One of the best setups I’ve seen for encouraging some teams that were spread between India and Sweden was:
Each location had a room which contained nothing but video conferencing equipment. No chairs and no tables. We could open a call with the remote room with the press of a button, and it always just worked.
So, anytime we wanted to have a quick talk between two teams, we just agreed on our chat that we would go to the video room, and then we’d have a talk there to sort out whatever it was.
Everyone was clearly visible, we were standing up and there were no laptops or anything, just people having a conversation.
This setup helped us form good relationships between the teams, which could have easily become a “them and us” situation.
Nice observation!
Here’s two more reasons:
1. The engineer manager mindset. “I want run reports and analyze interactions to see how the teams are performing, so they must create a ticket for everything.” Oftentimes the reports are never actually used or produce no useful information except vanity.Related to the “weaponize-Lean-itis”, where the justification is “Lean says to be visual and transparent, so let’s create a ticket for everything.”
2. Teams and individuals are spread too thin. They have many responsibilities to maximize “resource utilization” but at the same time they are dependent on each other. Result is a massive amount of handovers, which need to be queued in order for everyone to stay sane and be able to focus on one thing for more than five minutes at a time. Solution: create tickets to form queues (instead of solving the root cause).
Yep, two good reasons, Kimmo.
The counterpoint to this is that Sue was getting fed up with the developer coming over to have a 10 minute chat, followed by developer #2, #3, #4, and so on. Eventually, she asked Charlie to get in the way, as Sue wasn’t able to complete the work she’d committed to for that iteration.

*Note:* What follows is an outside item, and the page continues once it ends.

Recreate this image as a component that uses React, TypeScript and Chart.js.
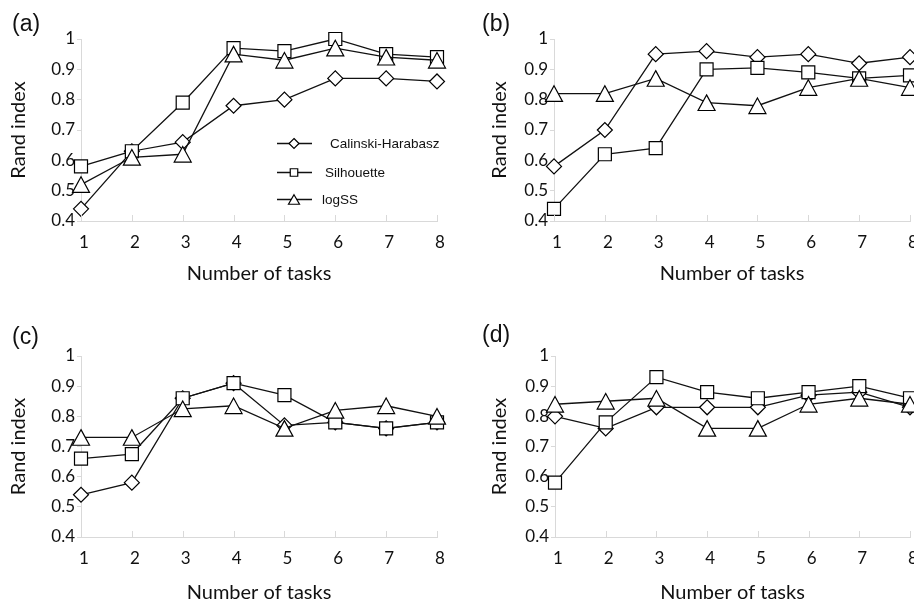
import React, { useEffect, useRef } from 'react';
import { Chart, registerables } from 'chart.js';

Chart.register(...registerables);

// ---------------- data ----------------
const tasks = ['1', '2', '3', '4', '5', '6', '7', '8'];
const seriesNames = ['Calinski-Harabasz', 'Silhouette', 'logSS'];
const panelLabels = ['(a)', '(b)', '(c)', '(d)'];

const aCH = [0.44, 0.63, 0.66, 0.78, 0.8, 0.87, 0.87, 0.86];
const aSil = [0.58, 0.63, 0.79, 0.97, 0.96, 1.0, 0.95, 0.94];
const aLog = [0.52, 0.61, 0.62, 0.95, 0.93, 0.97, 0.94, 0.93];

const bCH = [0.58, 0.7, 0.95, 0.96, 0.94, 0.95, 0.92, 0.94];
const bSil = [0.44, 0.62, 0.64, 0.9, 0.905, 0.89, 0.87, 0.88];
const bLog = [0.82, 0.82, 0.87, 0.79, 0.78, 0.84, 0.87, 0.84];

const cCH = [0.54, 0.58, 0.86, 0.91, 0.77, 0.78, 0.76, 0.78];
const cSil = [0.66, 0.675, 0.86, 0.91, 0.87, 0.78, 0.76, 0.78];
const cLog = [0.73, 0.73, 0.825, 0.835, 0.76, 0.82, 0.835, 0.8];

const dCH = [0.8, 0.76, 0.83, 0.83, 0.83, 0.87, 0.88, 0.83];
const dSil = [0.58, 0.78, 0.93, 0.88, 0.86, 0.88, 0.9, 0.86];
const dLog = [0.84, 0.85, 0.86, 0.76, 0.76, 0.84, 0.86, 0.84];

const yMin = 0.4;
const yMax = 1;
const yStep = 0.1;

// ---------------- styling ----------------
const AXIS = '#d9d9d9';
const INK = '#111';
const FONT = 'Lato, "Open Sans", sans-serif';

function triPath(ctx: CanvasRenderingContext2D, x: number, y: number, hw: number, hh: number) {
  ctx.beginPath();
  ctx.moveTo(x, y - hh);
  ctx.lineTo(x + hw, y + hh);
  ctx.lineTo(x - hw, y + hh);
  ctx.closePath();
}

function drawMarker(ctx: CanvasRenderingContext2D, kind: number, x: number, y: number, s: number) {
  if (kind === 2) {
    triPath(ctx, x, y, s * 1.1, s * 0.95);
  } else {
    ctx.beginPath();
    if (kind === 0) {
      ctx.moveTo(x, y - s);
      ctx.lineTo(x + s, y);
      ctx.lineTo(x, y + s);
      ctx.lineTo(x - s, y);
    } else {
      ctx.rect(x - s * 0.75, y - s * 0.75, s * 1.5, s * 1.5);
    }
    ctx.closePath();
  }
  ctx.fillStyle = '#fff';
  ctx.fill();
  ctx.lineWidth = 1.2;
  ctx.strokeStyle = '#000';
  ctx.stroke();
}

// triangles centred on their bounding box (as in the original), placed at the
// positions the library computed for each point
const triangleMarkers = {
  id: 'triangleMarkers',
  afterDatasetDraw(chart: any, args: any) {
    const ds = chart.data.datasets[args.index];
    if (!ds.triMarker) return;
    const { ctx } = chart;
    ctx.save();
    for (const el of args.meta.data) {
      triPath(ctx, el.x, el.y, 8.5, 7.8);
      ctx.fillStyle = '#fff';
      ctx.fill();
      ctx.lineWidth = 1.2;
      ctx.lineJoin = 'miter';
      ctx.strokeStyle = '#000';
      ctx.stroke();
    }
    ctx.restore();
  },
};

const innerTicks = {
  id: 'innerTicks',
  afterDatasetsDraw(chart: any) {
    const { ctx, chartArea } = chart;
    const xs = chart.scales.x;
    ctx.save();
    ctx.strokeStyle = AXIS;
    ctx.lineWidth = 1;
    for (let i = 0; i < tasks.length; i++) {
      const x = Math.round(xs.getPixelForValue(i)) + 0.5;
      ctx.beginPath();
      ctx.moveTo(x, chartArea.bottom);
      ctx.lineTo(x, chartArea.bottom - 6);
      ctx.stroke();
    }
    ctx.restore();
  },
};

const legendPlugin = {
  id: 'innerLegend',
  afterDraw(chart: any) {
    const opts = chart.options.plugins.innerLegend;
    if (!opts || !opts.show) return;
    const { ctx } = chart;
    const rows = [143, 172, 199];
    const textX = [330, 325, 322];
    ctx.save();
    for (let i = 0; i < seriesNames.length; i++) {
      const y = rows[i];
      ctx.beginPath();
      ctx.moveTo(277, y + 0.5);
      ctx.lineTo(312, y + 0.5);
      ctx.lineWidth = 1.3;
      ctx.strokeStyle = INK;
      ctx.stroke();
      drawMarker(ctx, i, 294, y + 0.5, 5);
      ctx.fillStyle = INK;
      ctx.font = '13.5px "Liberation Sans", Arial, sans-serif';
      ctx.textBaseline = 'middle';
      ctx.textAlign = 'left';
      ctx.fillText(seriesNames[i], textX[i], y + 1);
    }
    ctx.restore();
  },
};

type PanelCfg = {
  left: number;
  top: number;
  width: number;
  height: number;
  yAxisW: number;
  padTop: number;
  padRight: number;
  xAxisH: number;
  yTitlePad: number;
  xTitlePad: number;
  series: number[][];
  legend: boolean;
};

const panels: PanelCfg[] = [
  { left: 0, top: 0, width: 457, height: 300, yAxisW: 81, padTop: 39, padRight: 20, xAxisH: 79, yTitlePad: 7, xTitlePad: 14, series: [aCH, aSil, aLog], legend: true },
  { left: 457, top: 0, width: 477, height: 300, yAxisW: 97, padTop: 39, padRight: 24, xAxisH: 79, yTitlePad: 31, xTitlePad: 14, series: [bCH, bSil, bLog], legend: false },
  { left: 0, top: 300, width: 457, height: 320, yAxisW: 81, padTop: 56, padRight: 20, xAxisH: 83, yTitlePad: 7, xTitlePad: 15, series: [cCH, cSil, cLog], legend: false },
  { left: 457, top: 300, width: 477, height: 320, yAxisW: 98, padTop: 56, padRight: 24, xAxisH: 83, yTitlePad: 31, xTitlePad: 15, series: [dCH, dSil, dLog], legend: false },
];

const labelPos = [
  { left: 12, top: 12 },
  { left: 482, top: 12 },
  { left: 12, top: 325 },
  { left: 482, top: 323 },
];

function Panel({ cfg }: { cfg: PanelCfg }) {
  const ref = useRef<HTMLCanvasElement>(null);
  useEffect(() => {
    const canvas = ref.current!;
    const styles: any[] = ['rectRot', 'rect', 'triangle'];
    const radii = [7.5, 9.2, 0];
    const orders = [2, 1, 0];
    const chart = new Chart(canvas, {
      type: 'line',
      data: {
        labels: tasks,
        datasets: cfg.series.map((vals, i) => ({
          label: seriesNames[i],
          data: vals,
          borderColor: INK,
          borderWidth: 1.3,
          pointStyle: styles[i],
          pointRadius: radii[i],
          pointHoverRadius: radii[i],
          pointBackgroundColor: '#fff',
          pointBorderColor: '#000',
          pointBorderWidth: 1.2,
          tension: 0,
          fill: false,
          clip: false as any,
          order: orders[i],
          triMarker: i === 2,
        })) as any,
      },
      options: {
        animation: false,
        responsive: false,
        devicePixelRatio: 1,
        events: [],
        layout: {
          autoPadding: false,
          padding: { left: 0, right: cfg.padRight, top: cfg.padTop, bottom: 0 },
        },
        plugins: {
          legend: { display: false },
          tooltip: { enabled: false },
          innerLegend: { show: cfg.legend },
        } as any,
        scales: {
          x: {
            type: 'category',
            offset: false,
            grid: { display: true, drawOnChartArea: false, drawTicks: false, color: AXIS },
            border: { color: AXIS, width: 1 },
            ticks: {
              padding: 11,
              labelOffset: 3,
              color: INK,
              font: { family: FONT, size: 17 },
              maxRotation: 0,
              autoSkip: false,
            },
            title: {
              display: true,
              text: 'Number of tasks',
              color: INK,
              font: { family: FONT, size: 20 },
              padding: { top: 0, bottom: cfg.xTitlePad },
            },
            afterFit: (s: any) => {
              s.height = cfg.xAxisH;
            },
          },
          y: {
            type: 'linear',
            min: yMin,
            max: yMax,
            grid: { drawOnChartArea: false, drawTicks: true, tickLength: 4, color: AXIS },
            border: { color: AXIS, width: 1 },
            ticks: {
              stepSize: yStep,
              padding: 2,
              color: INK,
              font: { family: FONT, size: 17 },
              callback: (v: any) => String(Number(Number(v).toFixed(1))),
            },
            title: {
              display: true,
              text: 'Rand index',
              color: INK,
              font: { family: FONT, size: 20 },
              padding: { top: cfg.yTitlePad, bottom: 0 },
            },
            afterFit: (s: any) => {
              s.width = cfg.yAxisW;
            },
          },
        },
      },
      plugins: [innerTicks, triangleMarkers, legendPlugin],
    });
    return () => chart.destroy();
  }, [cfg]);
  return (
    <canvas
      ref={ref}
      width={cfg.width}
      height={cfg.height}
      style={{ position: 'absolute', left: cfg.left, top: cfg.top, width: cfg.width, height: cfg.height }}
    />
  );
}

export default function App() {
  return (
    <div
      style={{
        position: 'absolute',
        left: 0,
        top: 0,
        width: 914,
        height: 603,
        overflow: 'hidden',
        background: '#fff',
      }}
    >
      {panels.map((p, i) => (
        <Panel key={i} cfg={p} />
      ))}
      {panelLabels.map((t, i) => (
        <div
          key={t}
          style={{
            position: 'absolute',
            left: labelPos[i].left,
            top: labelPos[i].top,
            fontFamily: '"Liberation Sans", Arial, sans-serif',
            fontSize: 23,
            lineHeight: '23px',
            color: INK,
          }}
        >
          {t}
        </div>
      ))}
    </div>
  );
}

Your point is sound where Devs & Ops mutually respect each other’s time and workloads. I’ve worked in places where Devs see Ops as glorified button-clickers, to do as asked and when asked. True Story.
Simon, true, but I do believe that you are missing the point. I used my dev and ops story as an example where a not thought through introduction of a tool made a fairly well functioning situation worse.
In your example, introducing a tool would probably only help one part. The more thought through way of solving that is to collaborate with both dev and ops to solve the situation. A tool might help, but only if it enhances the behaviours we want, not the opposite.
The right tool in the right place is often great, but don’t go for a tool as the first solution. That almost always fails. There is a reason to “individuals and interactions over processes and tools”.
Mikael, thanks for your nice descriptions and the comments it raised. I believe you ask 2 questions. I see one being answered above. Good observations.
The other question is about SAFe and Jira and the Babylonian confusion of terms. Very recognizable. However, I believe the Jira ticketing system was created to support ‘single team agile’ when the epic was only the ‘non-refined user story’, all fine so far.
Then SAFe came along, introducing the 3 (or 4) layered system, and used Epic for the portfolio level. As soon as companies having ‘single team agile’ started using SAFe, the Babylonian confusion started.
Is it fair to say that SAFe has technical debt, in that it should have used another word for the portfolio level items, like using Initiative (or feature-set)?
Hi Ronald, I don’t think that SAFe sees it as tech debt, as it is how they view the organization of epics and features. But it still bewilders me why they chose to go against the community and introduce their own definition.